Я, как и все, радовался избавлению заложников в Ливане от ужасной участи. Но самые активные участники кампании по моей защите, Франсис ди Соуза и Кармел Бедфорд, поняли, что невыразимое облегчение, которое мы все испытали, когда закончилась эта кошмарная глава, само по себе представляет опасность. Возможно, люди не станут обращать внимание на того, кто утверждает, что, прошу прощения, осталась еще одна проблема. Возможно, на меня начнут смотреть как на человека, который «портит песню». С другой стороны, ходят слухи, что правительство Великобритании склонно нормализовать отношения с Ираном, а потому «дело Рушди» следует предать забвению. Что же делать? Замолчать и положиться на «дипломатию умолчания» — или продолжать высказываться?
На мой взгляд, выбора не было. Освобождение заложников наконец-то развязало мне язык. Было бы нелепо бороться за свободу речи путем молчания. Мы решили нашуметь как можно громче, чтобы продемонстрировать британскому правительству, что оно не сможет дальше игнорировать сложившуюся ситуацию, и попытаться вновь обеспечить поддержку международной общественности, объясняя людям, что фетва такого террористического государства, как Иран, угрожает не только моим, но и всеобщим интересам.

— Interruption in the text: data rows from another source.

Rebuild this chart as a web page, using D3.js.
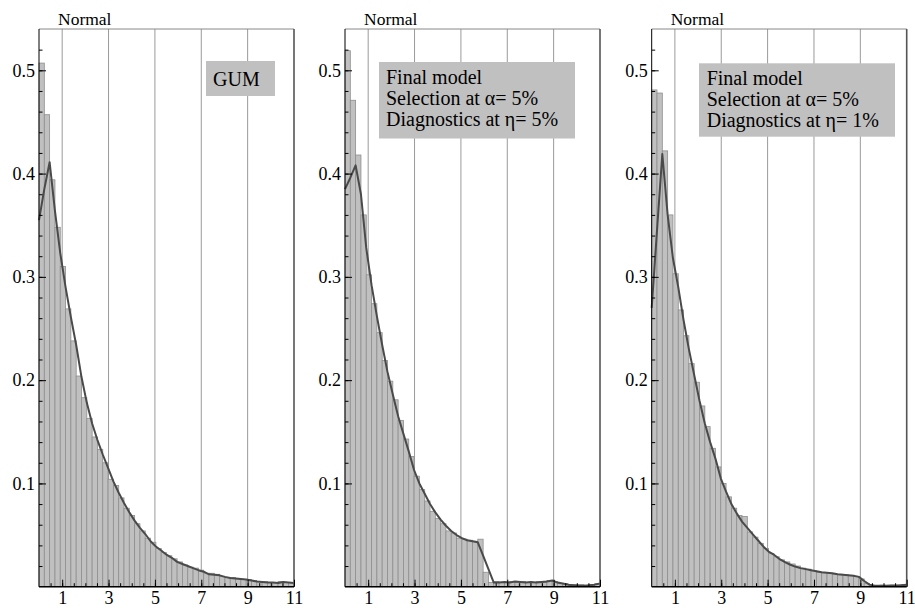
<!DOCTYPE html>
<html>
<head>
<meta charset="utf-8">
<script src="https://cdnjs.cloudflare.com/ajax/libs/d3/7.8.5/d3.min.js"></script>
<style>
  body { margin: 0; background: #fff; }
  svg, svg text { font-family: "Liberation Serif", "DejaVu Serif", serif; }
</style>
</head>
<body>
<svg id="chart"></svg>
<script>
// bin edges of the histograms (48 bins over 0..11)
var binEdges = [0, 0.229, 0.458, 0.688, 0.917, 1.146, 1.375, 1.604, 1.833, 2.063, 2.292, 2.521, 2.750, 2.979,
  3.208, 3.438, 3.667, 3.896, 4.125, 4.354, 4.583, 4.813, 5.042, 5.271, 5.500, 5.729, 5.958, 6.188, 6.417,
  6.646, 6.875, 7.104, 7.333, 7.563, 7.792, 8.021, 8.250, 8.479, 8.708, 8.938, 9.167, 9.396, 9.625, 9.854,
  10.083, 10.313, 10.542, 10.771, 11];

// GUM
var gumBars = [0.507, 0.457, 0.394, 0.348, 0.310, 0.269, 0.238, 0.204, 0.183, 0.163,
  0.145, 0.133, 0.120, 0.104, 0.098, 0.086, 0.076, 0.069, 0.061, 0.054,
  0.047, 0.043, 0.037, 0.033, 0.030, 0.027, 0.024, 0.021, 0.019, 0.018,
  0.016, 0.013, 0.013, 0.012, 0.010, 0.009, 0.009, 0.008, 0.007, 0.007,
  0.006, 0.005, 0.005, 0.004, 0.004, 0.005, 0.004, 0.004];
var gumCurve = [0.355, 0.385, 0.411, 0.364, 0.323, 0.290, 0.261, 0.234, 0.203, 0.178,
  0.158, 0.142, 0.128, 0.115, 0.102, 0.091, 0.081, 0.072, 0.064, 0.057,
  0.051, 0.044, 0.039, 0.035, 0.031, 0.028, 0.024, 0.022, 0.020, 0.018,
  0.016, 0.0145, 0.012, 0.0115, 0.011, 0.0095, 0.0085, 0.008, 0.0075, 0.007,
  0.006, 0.005, 0.0045, 0.004, 0.004, 0.0035, 0.0045, 0.004, 0.0035];

// final model, eta = 5%
var eta5Bars = [0.519, 0.471, 0.418, 0.360, 0.302, 0.274, 0.246, 0.219, 0.199, 0.181,
  0.161, 0.143, 0.126, 0.107, 0.094, 0.083, 0.073, 0.066, 0.061, 0.054,
  0.052, 0.047, 0.046, 0.045, 0.044, 0.046, 0.014, 0.004, 0.005, 0.004,
  0.004, 0.005, 0.004, 0.005, 0.004, 0.004, 0.005, 0.004, 0.006, 0.005,
  0.003, 0.003, 0.002, 0.002, 0.002, 0.001, 0.002, 0.003];
var eta5Curve = [0.385, 0.396, 0.408, 0.380, 0.328, 0.292, 0.262, 0.234, 0.208, 0.186,
  0.165, 0.148, 0.131, 0.113, 0.100, 0.090, 0.080, 0.072, 0.065, 0.059,
  0.054, 0.050, 0.047, 0.045, 0.044, 0.043, 0.030, 0.017, 0.004, 0.004,
  0.0045, 0.004, 0.005, 0.0045, 0.004, 0.0045, 0.004, 0.0045, 0.005, 0.006,
  0.004, 0.003, 0.002, 0.0015, 0.001, 0.001, 0.0015, 0.002, 0.003];

// final model, eta = 1%
var eta1Bars = [0.481, 0.478, 0.422, 0.360, 0.303, 0.268, 0.243, 0.216, 0.198, 0.175,
  0.155, 0.134, 0.116, 0.100, 0.087, 0.076, 0.069, 0.068, 0.053, 0.048,
  0.042, 0.037, 0.032, 0.029, 0.026, 0.024, 0.022, 0.020, 0.018, 0.017,
  0.0155, 0.014, 0.0135, 0.013, 0.012, 0.012, 0.0115, 0.011, 0.010, 0.0075,
  0.003, 0.0013, 0.001, 0.0015, 0.001, 0.0015, 0.001, 0.002];
var eta1Curve = [0.270, 0.345, 0.419, 0.360, 0.318, 0.290, 0.258, 0.230, 0.205, 0.180,
  0.158, 0.140, 0.124, 0.105, 0.092, 0.080, 0.071, 0.063, 0.057, 0.051,
  0.045, 0.039, 0.034, 0.031, 0.027, 0.024, 0.0215, 0.0195, 0.018, 0.017,
  0.016, 0.015, 0.014, 0.0135, 0.013, 0.012, 0.0115, 0.011, 0.0105, 0.0095,
  0.0055, 0.002, 0.001, 0.001, 0.001, 0.0012, 0.0012, 0.0015, 0.0018];

var xTickLabels = [1, 3, 5, 7, 9, 11];
var xMinorTicks = d3.range(0.5, 11, 0.5);
var gridValues = [1, 3, 5, 7, 9];
var yTickLabels = [0.1, 0.2, 0.3, 0.4, 0.5];
var yMinorTicks = d3.range(0.02, 0.53, 0.02);

var legends = [
  ["GUM"],
  ["Final model", "Selection at \u03b1= 5%", "Diagnostics at \u03b7= 5%"],
  ["Final model", "Selection at \u03b1= 5%", "Diagnostics at \u03b7= 1%"]
];

var panels = [
  { bars: gumBars, curve: gumCurve, left: 39,
    box: { x: 167, y: 61, w: 69, h: 35 }, text: { x: 174, y: 86 } },
  { bars: eta5Bars, curve: eta5Curve, left: 345,
    box: { x: 34, y: 62, w: 196, h: 76.5 }, text: { x: 41, y: 83.5 } },
  { bars: eta1Bars, curve: eta1Curve, left: 651.7,
    box: { x: 47.3, y: 63.3, w: 196, h: 73.4 }, text: { x: 55, y: 85 } }
];

var serif = "'Liberation Serif', 'DejaVu Serif', serif";
var width = 915, height = 610;
var plotTop = 29, plotBottom = 586.7, plotWidth = 255;

var svg = d3.select("#chart").attr("width", width).attr("height", height);

var yscale = d3.scaleLinear().domain([0, 0.54]).range([plotBottom, plotTop]);

panels.forEach(function(p, n) {
  var L = p.left;
  var xscale = d3.scaleLinear().domain([0, 11]).range([L, L + plotWidth]);
  var g = svg.append("g").attr("class", "panel");

  //Grid lines
  g.selectAll(".grid").data(gridValues).enter().append("line")
    .attr("class", "grid")
    .attr("x1", function(d){ return xscale(d); })
    .attr("x2", function(d){ return xscale(d); })
    .attr("y1", plotTop).attr("y2", plotBottom)
    .attr("stroke", "#9a9a9a").attr("stroke-width", 1);

  //Bars
  g.selectAll(".bar").data(p.bars).enter().append("rect")
    .attr("class", "bar")
    .attr("x", function(d, i){ return xscale(binEdges[i]); })
    .attr("width", function(d, i){ return xscale(binEdges[i + 1]) - xscale(binEdges[i]); })
    .attr("y", function(d){ return yscale(d); })
    .attr("height", function(d){ return yscale(0) - yscale(d); })
    .attr("fill", "#c0c0c0")
    .attr("stroke", "#8e8e8e")
    .attr("stroke-width", 0.8);

  //Density curve
  var line = d3.line()
    .x(function(d, i){ return xscale(binEdges[i]); })
    .y(function(d){ return yscale(d); });
  g.append("path").datum(p.curve)
    .attr("d", line)
    .attr("fill", "none")
    .attr("stroke", "#4a4a4a")
    .attr("stroke-width", 2)
    .attr("stroke-linejoin", "round");

  //Frame top and right
  g.append("line")
    .attr("x1", L).attr("x2", L + plotWidth).attr("y1", plotTop).attr("y2", plotTop)
    .attr("stroke", "#888").attr("stroke-width", 1);
  g.append("line")
    .attr("x1", L + plotWidth).attr("x2", L + plotWidth).attr("y1", plotTop).attr("y2", plotBottom)
    .attr("stroke", "#555").attr("stroke-width", 1.6);

  //Y axis
  g.append("g")
    .attr("transform", "translate(" + L + ",0)")
    .call(d3.axisLeft(yscale).tickValues(yMinorTicks).tickSize(-3.5).tickFormat(""))
    .call(function(a){ a.select(".domain").remove(); });
  var yax = g.append("g")
    .attr("transform", "translate(" + L + ",0)")
    .call(d3.axisLeft(yscale).tickValues(yTickLabels).tickSize(-7).tickPadding(4)
      .tickFormat(d3.format(".1f")).tickSizeOuter(0));
  yax.attr("font-family", serif).attr("font-size", 18);
  yax.select(".domain").attr("d", "M0," + plotTop + "V" + plotBottom).attr("stroke", "#000");
  yax.selectAll("text").style("font-family", serif).attr("fill", "#000");

  //X axis
  g.append("g")
    .attr("transform", "translate(0," + plotBottom + ")")
    .call(d3.axisBottom(xscale).tickValues(xMinorTicks).tickSize(-3.5).tickFormat(""))
    .call(function(a){ a.select(".domain").remove(); });
  var xax = g.append("g")
    .attr("transform", "translate(0," + plotBottom + ")")
    .call(d3.axisBottom(xscale).tickValues(xTickLabels).tickSize(-7).tickPadding(5)
      .tickFormat(d3.format("d")).tickSizeOuter(0));
  xax.attr("font-family", serif).attr("font-size", 18);
  xax.select(".domain").attr("d", "M" + L + ",0H" + (L + plotWidth)).attr("stroke", "#000").attr("stroke-width", 1.4);
  xax.selectAll("text").style("font-family", serif).attr("fill", "#000");

  //Title
  g.append("text")
    .attr("x", L + 19).attr("y", 25)
    .style("font-family", serif)
    .attr("font-size", 17.5)
    .text("Normal");

  //Legend box
  g.append("rect")
    .attr("x", L + p.box.x).attr("y", p.box.y)
    .attr("width", p.box.w).attr("height", p.box.h)
    .attr("fill", "#c0c0c0");
  g.selectAll(".legend").data(legends[n]).enter().append("text")
    .attr("class", "legend")
    .attr("x", L + p.text.x)
    .attr("y", function(d, i){ return p.text.y + i * 21; })
    .style("font-family", serif)
    .attr("font-size", 20)
    .attr("fill", "#000")
    .text(function(d){ return d; });
});
</script>
</body>
</html>
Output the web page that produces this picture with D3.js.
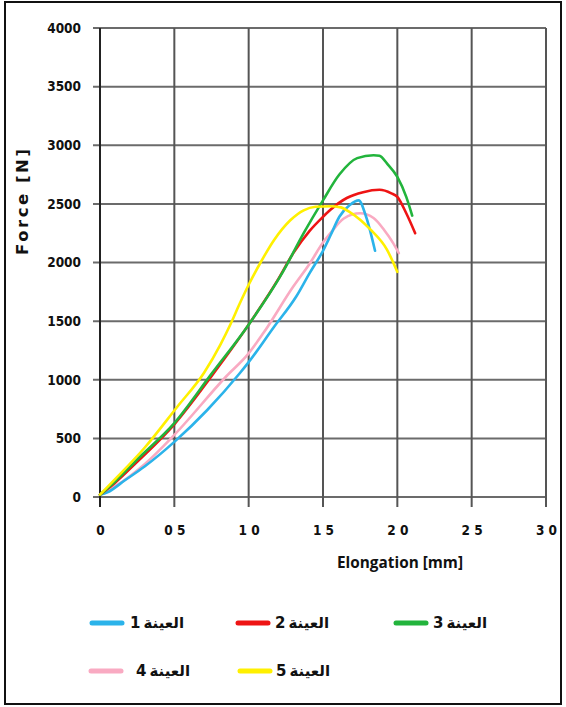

В декабре 1991 года, несколько дней спустя после освобождения американского заложника Терри Андерсена, мне наконец позволили въехать в США и выступить в Колумбийском университете на праздновании 200-летия Билля о правах. Подготовка к поездке обернулась сплошным кошмаром. За сутки до вылета я не знал, позволят ли мне поехать. Я получил разрешение на поездку в военном авиатранспорте — большая любезность, за которую я страшно благодарен. (Это должно было происходить в обстановке полной секретности, но некий британский таблоид счел возможным опубликовать об этом сообщение, обвинив меня в том, что я навлекаю опасность на Королевские военно-воздушные силы.)